Typically, the SPA will be governed by the Polish law because it refers to the transfer of legal title to the Polish shares and it needs to comply with the Polish law requirements. There will be different set of formal requirements when we deal with the shares of the joint stock company and different set of formal requirements when we deal with the shares of a private limited company. In both cases, the Polish lawyers should be involved to make sure that the purchase has been done successfully.
The SPA should set out the definitive terms of the purchase and should include all the protections sought by the buyer to safeguard its investment. The SPA will include the following:
    • A. The price and all payment terms – where the deal includes an earn-out element, the SPA will also include the formula for arriving at earn-out payment – usually a multiple based on average profits over three to five year period. The definition of profits for these purposes will usually be very detailed and will include numerous adjustments to the reported figures in the statutory accounts. 

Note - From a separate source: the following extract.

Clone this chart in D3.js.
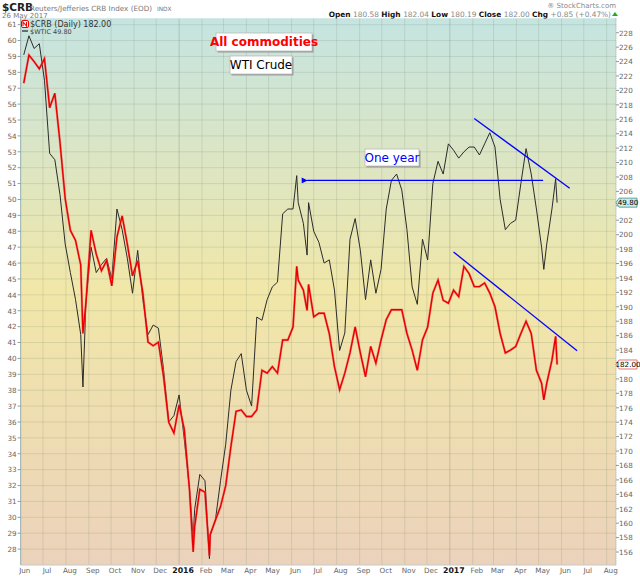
<!DOCTYPE html>
<html><head><meta charset="utf-8">
<script src="https://cdn.jsdelivr.net/npm/d3@7"></script>
<style>body{margin:0;background:#fff}svg{display:block}text{font-family:"DejaVu Sans",Verdana,sans-serif}</style>
</head><body>
<script>
// ---- data ----
const dates = ["2015-06-05","2015-06-12","2015-06-19","2015-06-26","2015-07-03","2015-07-10","2015-07-17","2015-07-24","2015-07-31","2015-08-07","2015-08-14","2015-08-21","2015-08-24","2015-08-28","2015-09-04","2015-09-11","2015-09-18","2015-09-25","2015-10-02","2015-10-09","2015-10-16","2015-10-23","2015-10-30","2015-11-06","2015-11-13","2015-11-20","2015-11-27","2015-12-04","2015-12-11","2015-12-18","2015-12-25","2016-01-01","2016-01-08","2016-01-15","2016-01-20","2016-01-22","2016-01-29","2016-02-05","2016-02-11","2016-02-12","2016-02-19","2016-02-26","2016-03-04","2016-03-11","2016-03-18","2016-03-25","2016-04-01","2016-04-08","2016-04-15","2016-04-22","2016-04-29","2016-05-06","2016-05-13","2016-05-20","2016-05-27","2016-06-03","2016-06-08","2016-06-10","2016-06-17","2016-06-22","2016-06-24","2016-07-01","2016-07-08","2016-07-15","2016-07-22","2016-07-29","2016-08-05","2016-08-12","2016-08-19","2016-08-26","2016-09-02","2016-09-09","2016-09-16","2016-09-23","2016-09-30","2016-10-07","2016-10-14","2016-10-21","2016-10-28","2016-11-04","2016-11-11","2016-11-18","2016-11-25","2016-12-02","2016-12-09","2016-12-16","2016-12-23","2016-12-30","2017-01-06","2017-01-13","2017-01-20","2017-01-27","2017-02-03","2017-02-10","2017-02-17","2017-02-24","2017-03-03","2017-03-10","2017-03-17","2017-03-24","2017-03-31","2017-04-07","2017-04-14","2017-04-21","2017-04-28","2017-05-05","2017-05-08","2017-05-12","2017-05-19","2017-05-24","2017-05-26"];
const wti = [59.1,60.3,59.5,59.8,57.5,52.9,52.5,50.3,47.2,45.4,43.7,41.5,38.2,43.5,47.0,45.4,45.9,46.3,45.0,49.4,48.1,46.3,44.1,46.8,43.7,41.5,42.1,41.9,39.3,36.0,36.4,37.7,34.9,31.8,28.7,30.5,32.7,32.3,27.4,28.9,29.8,32.3,34.6,38.0,39.8,40.3,38.0,37.0,42.6,42.4,43.7,44.5,44.8,49.1,49.4,49.4,51.5,49.8,48.5,46.5,49.8,48.0,47.3,46.0,46.2,44.3,40.5,41.6,47.5,48.8,46.8,43.7,46.2,44.1,45.6,49.4,51.2,51.6,50.6,48.1,44.5,43.4,47.5,46.2,51.0,52.4,51.6,53.5,53.1,52.6,53.0,53.3,53.3,52.8,53.5,54.2,53.3,50.0,48.1,48.5,48.7,51.0,53.2,51.6,49.4,47.0,45.6,47.2,49.4,51.3,49.8];
const crb = [221.0,224.9,224.0,223.0,224.4,217.6,219.6,212.8,205.0,200.6,199.2,195.8,186.3,190.5,200.6,197.3,195.0,196.4,192.9,199.7,202.6,198.7,194.3,196.4,191.9,185.1,184.6,185.1,180.3,174.0,172.5,176.4,173.0,164.7,156.0,159.5,164.7,164.3,155.5,158.4,160.4,162.3,165.2,170.6,175.5,175.7,174.8,174.8,175.7,181.2,180.8,181.7,180.8,185.4,185.4,187.2,195.6,193.7,192.3,189.5,193.1,188.6,189.1,189.1,186.3,181.7,178.5,180.8,183.6,187.2,183.6,180.3,184.5,182.2,185.4,188.2,189.6,189.6,189.6,186.3,184.0,181.2,185.4,187.2,191.9,193.7,190.9,190.5,192.3,191.4,195.6,194.6,192.8,192.8,193.3,191.9,190.0,186.3,183.6,184.0,184.5,186.3,188.0,186.3,181.2,179.4,177.1,179.4,182.6,185.9,182.0];
const leftTicks = d3.range(28, 62, 1);
const rightTicks = d3.range(156, 230, 2);
const monthNames = ["Jan","Feb","Mar","Apr","May","Jun","Jul","Aug","Sep","Oct","Nov","Dec"];
// annotation anchors (date, value)
const topTrend = [["2017-02-03",55.1],["2017-06-12",50.7]];      // on WTI scale
const lowTrend = [["2017-01-06",197.6],["2017-06-22",183.9]];    // on CRB scale
const oneYearArrow = [["2017-05-07",51.2],["2016-06-22",51.2]];  // on WTI scale

const parse = d3.timeParse("%Y-%m-%d");
const W = 640, H = 576;
const L = 20.6, R = 616, T = 18.3, B = 565;
const x = d3.scaleTime().domain([parse("2015-06-01"), parse("2017-08-14")]).range([20.8, 616.3]);
const yL = d3.scaleLinear().domain([27, 61.4]).range([B, T]);
const yR = d3.scaleLinear().domain([154.2, 230]).range([B, T]);

const svg = d3.select("body").append("svg").attr("width", W).attr("height", H);
const defs = svg.append("defs");
const g = defs.append("linearGradient").attr("id","bg").attr("x1",0).attr("y1",0).attr("x2",0).attr("y2",1);
g.append("stop").attr("offset","0%").attr("stop-color","#c5e4e1");
g.append("stop").attr("offset","50%").attr("stop-color","#f1e7a8");
g.append("stop").attr("offset","100%").attr("stop-color","#ebd2bb");
defs.append("clipPath").attr("id","clip").append("rect").attr("x",L).attr("y",T).attr("width",R-L).attr("height",B-T);
const mk = defs.append("marker").attr("id","arr").attr("viewBox","0 0 10 10").attr("refX",1).attr("refY",5)
  .attr("markerWidth",8).attr("markerHeight",6).attr("orient","auto-start-reverse").attr("markerUnits","userSpaceOnUse");
mk.append("path").attr("d","M0,5L10,0L10,10Z").attr("fill","#0000ff");

svg.append("rect").attr("x",L).attr("y",T).attr("width",R-L).attr("height",B-T).attr("fill","url(#bg)");

// grid
const grid = svg.append("g").attr("clip-path","url(#clip)");
leftTicks.forEach(v => grid.append("line").attr("x1",L).attr("x2",R).attr("y1",yL(v)).attr("y2",yL(v))
  .attr("stroke","#6e7f6a").attr("stroke-opacity",0.18).attr("stroke-width",1));
const months = d3.timeMonth.range(parse("2015-06-01"), parse("2017-08-10"));
months.forEach(m => grid.append("line").attr("x1",x(m)).attr("x2",x(m)).attr("y1",T).attr("y2",B)
  .attr("stroke","#6e7f6a").attr("stroke-opacity", m.getMonth()===0 ? 0.3 : 0.18).attr("stroke-width",1));

// frame
svg.append("line").attr("x1",L).attr("x2",L).attr("y1",T).attr("y2",B).attr("stroke","#9fb6b4").attr("stroke-width",1);
svg.append("line").attr("x1",L).attr("x2",R).attr("y1",B).attr("y2",B).attr("stroke","#c8c8c8").attr("stroke-width",1);
svg.append("line").attr("x1",R).attr("x2",R).attr("y1",T).attr("y2",B).attr("stroke","#9aa").attr("stroke-dasharray","1,1").attr("stroke-width",1);

// left axis
const la = svg.append("g");
leftTicks.forEach(v => {
  la.append("line").attr("x1",L-3).attr("x2",L).attr("y1",yL(v)).attr("y2",yL(v)).attr("stroke","#999");
  la.append("text").attr("x",L-4).attr("y",yL(v)+2.8).attr("text-anchor","end").attr("font-size",7.2).attr("fill","#666").text(v);
});
// right axis (labels hidden under the price tags are skipped)
const tagYs = [yL(wti[wti.length-1]), yR(crb[crb.length-1])];
rightTicks.forEach(v => {
  svg.append("line").attr("x1",R).attr("x2",R+3).attr("y1",yR(v)).attr("y2",yR(v)).attr("stroke","#999");
  if (tagYs.some(t => Math.abs(t - yR(v)) < 8)) return;
  svg.append("text").attr("x",R+3).attr("y",yR(v)+2.8).attr("font-size",7.2).attr("fill","#666").text(v);
});
// bottom axis
months.forEach(m => {
  const yr = m.getMonth()===0;
  svg.append("text").attr("x",x(m)+4).attr("y",573).attr("text-anchor","middle")
    .attr("font-size",yr?7.8:7.2).attr("font-weight",yr?"bold":"normal").attr("fill",yr?"#111":"#666")
    .text(yr ? m.getFullYear() : monthNames[m.getMonth()]);
});

// series
const pts = dates.map((d,i)=>({d:parse(d), w:wti[i], c:crb[i]}));
const plot = svg.append("g").attr("clip-path","url(#clip)");
plot.append("path").datum(pts).attr("fill","none").attr("stroke","#2b2b2b").attr("stroke-width",1)
  .attr("d", d3.line().x(p=>x(p.d)).y(p=>yL(p.w)));
plot.append("path").datum(pts).attr("fill","none").attr("stroke","#f06060").attr("stroke-width",2.4).attr("stroke-opacity",0.6)
  .attr("d", d3.line().x(p=>x(p.d)).y(p=>yR(p.c)));
plot.append("path").datum(pts).attr("fill","none").attr("stroke","#e80000").attr("stroke-width",1.4)
  .attr("d", d3.line().x(p=>x(p.d)).y(p=>yR(p.c)));

// trend lines & arrow
const ln = (arr, ys) => d3.line().x(p=>x(parse(p[0]))).y(p=>ys(p[1]))(arr);
plot.append("path").attr("d", ln(topTrend, yL)).attr("stroke","#0000ff").attr("stroke-width",1.3).attr("fill","none");
plot.append("path").attr("d", ln(lowTrend, yR)).attr("stroke","#0000ff").attr("stroke-width",1.3).attr("fill","none");
svg.append("path").attr("d", ln(oneYearArrow, yL)).attr("stroke","#0000ff").attr("stroke-width",1.3).attr("fill","none")
  .attr("marker-end","url(#arr)");

// annotation boxes
function box(x0,y0,w,h,txt,color,bold){
  svg.append("rect").attr("x",x0+1.5).attr("y",y0+1.5).attr("width",w).attr("height",h).attr("fill","#9a9a9a");
  svg.append("rect").attr("x",x0).attr("y",y0).attr("width",w).attr("height",h).attr("fill","#fff").attr("stroke","#bbb").attr("stroke-width",0.8);
  svg.append("text").attr("x",x0+w/2).attr("y",y0+h/2+4.3).attr("text-anchor","middle")
    .attr("font-family","'Liberation Sans',Arial,sans-serif").attr("font-size",12).attr("font-weight",bold?"bold":"normal")
    .attr("fill",color).text(txt);
}
box(216,33,96,18,"All commodities","#ff0000",true);
box(230,56,62,18,"WTI Crude","#000",false);
box(365,149,54,17,"One year","#0000ff",false);

// legend inside plot
svg.append("rect").attr("x",21.5).attr("y",20.5).attr("width",7).attr("height",7).attr("rx",1.5).attr("fill","#fff").attr("stroke","#e00").attr("stroke-width",1);
svg.append("path").attr("d","M23,26 L23,22 L26.5,26 L26.5,22").attr("stroke","#e00").attr("stroke-width",1.1).attr("fill","none");
svg.append("text").attr("x",30).attr("y",27).attr("font-size",8).attr("fill","#333").attr("font-family","'DejaVu Sans Mono',monospace").text("$CRB (Daily) 182.00");
svg.append("line").attr("x1",22).attr("x2",28).attr("y1",31).attr("y2",31).attr("stroke","#222").attr("stroke-width",1.2);
svg.append("text").attr("x",30).attr("y",33.5).attr("font-size",6.5).attr("fill","#444").text("$WTIC 49.80");

// price tags on right axis
function tag(v, ys, txt, fill, stroke){
  const yy = ys(v);
  svg.append("path").attr("d",`M${R},${yy} L${R+3},${yy-4.5} L${R+21},${yy-4.5} L${R+21},${yy+4.5} L${R+3},${yy+4.5} Z`)
    .attr("fill",fill).attr("stroke",stroke).attr("stroke-width",0.8);
  svg.append("text").attr("x",R+12).attr("y",yy+2.8).attr("text-anchor","middle").attr("font-size",7.2).attr("fill","#000").text(txt);
}
tag(wti[wti.length-1], yL, "49.80", "#cdeeee", "#3a8a8a");
tag(crb[crb.length-1], yR, "182.00", "#fff", "#e05050");

// header
svg.append("text").attr("x",2).attr("y",10.5).attr("font-size",10.5).attr("font-weight","bold").attr("fill","#222")
  .attr("font-family","'Liberation Sans',Arial,sans-serif").text("$CRB");
svg.append("text").attr("x",30).attr("y",10.5).attr("font-size",7.2).attr("fill","#777").text("Reuters/Jefferies CRB Index (EOD)");
svg.append("text").attr("x",157).attr("y",10.5).attr("font-size",5.8).attr("fill","#777").text("INDX");
svg.append("text").attr("x",2).attr("y",17.5).attr("font-size",7).attr("fill","#777").text("26 May 2017");
svg.append("text").attr("x",616).attr("y",7.5).attr("text-anchor","end").attr("font-size",7).attr("fill","#888").text("® StockCharts.com");
const q = svg.append("text").attr("x",611).attr("y",16.5).attr("text-anchor","end").attr("font-size",7.4);
[["Open ","b"],["180.58 ","n"],["High ","b"],["182.04 ","n"],["Low ","b"],["180.19 ","n"],["Close ","b"],["182.00 ","n"],["Chg ","b"],["+0.85 (+0.47%)","n"]]
  .forEach(([t,k]) => q.append("tspan").attr("font-weight",k==="b"?"bold":"normal").attr("fill",k==="b"?"#111":"#888").text(t));
svg.append("path").attr("d","M612,16 L615,12 L618,16 Z").attr("fill","#2a2");
</script>
</body></html>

    • B. Any price adjustment mechanisms agreed – buyers typically require the business to be left with sufficient working capital in order to be self-funding when they take the business over. As the level of working capital will fluctuate on a daily basis, it is quite common for the SPA to provide for accounts to be drawn up after completion based on the position as at the completion date (known as completion accounts) and for the price to be adjusted retrospectively, depending on whether the working capital shown in the completions accounts is above or below a pre-agreed target figure. 
    • C. Warranties and indemnities – warranties are a series of statements by the sellers about the condition of the business at the date of sale. If these turn out to be untrue, the buyer has a means of redress by way of a claim for breach of warranty. These will cover everything from the accuracy of the accounts used by the buyer to value the business to the absence of disputes with staff and relationships with customers. 
    • Because the warranties are, so extensive it is often the case that they will not be all true. This does not mean that the warranties cannot be given, just that the seller must make disclosures, so that the buyer is aware of the true position before completion. Before the SPA is signed, the seller should prepare a list of all the areas where the warranties do not accurately describe the business in a letter known as the disclosure letter. This is delivered to the buyer on signing of the SPA. To the extent of the disclosures, the buyer will not be able to claim breach of warranty. The more comprehensive the disclosures are, the less risk there will be of the buyer making a warranty claim after the deal has been completed.
    • An indemnity is an undertaking by the seller that it will meet a specific potential liability which has been identified by the buyer and which the buyer is particularly concerned about.
    • A buyer and sellers may wish to add other deal documents such as loan notes or shareholders’ agreement if the sale is proceeding by way of a partial sale so that for a period of time both the sellers and the buyer will be shareholders in the company.
  • The SPA should be governed by the Polish law. It is recommended that the parties agree the arbitration clause to be contained in the SPA. It is better for both parties to use arbitration as the preferred dispute resolution method because the state courts in Poland are not familiar with M&A process.